The new cradles use Martin Engineering’s Trac-mount technology to slide in and out easily for maintenance. The modular components are light enough to be removed by hand, without using a crane or other equipment to handle them.

‘The new cradle design only requires one person to change the rollers,’ said Mr Brown. ‘The biggest problem solved is downtime. In the past when customers needed to change rollers or frames, they had to shut down the conveyor for an extended amount of time,’ he explained. ‘Old-style frames can be difficult to remove, requiring that maintenance personnel pull the arms down, then jack up the assembly to pull it out.’

‘We wanted something that was slide-in/slide-out,’ added Martin Engineering’s global product manager, Chris Schmelzer. ‘These new cradles were designed using finite element analysis, so we could confirm that they’d be strong enough, without having to overbuild them. We can make them as strong as they need to be, without adding excess weight, so workers can remove and replace components without using heavy lifting equipment,’ he said.

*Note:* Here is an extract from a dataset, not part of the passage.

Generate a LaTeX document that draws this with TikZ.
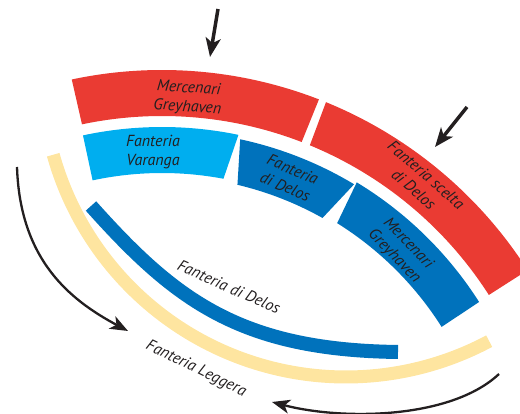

The innovative load zone design uses an elastomer bar suspension system that absorbs and distributes the material load being transferred, greatly reducing the stress on the idlers’ rolling components and support structure. One patent-pending design innovation is the use of connecting brackets near the top of the idler frame to hold the three rollers together. These special brackets are designed to allow multiple modular cradles to be tied together, so that the idlers throughout the entire load zone work together as a system.

‘This cradle is simple to install, and the easy access to the centre roller makes maintenance a one-person job,’ added Doug Brown. ‘In addition to greater durability, it’s intentionally designed to facilitate service, making the task of changing rollers safer and easier.’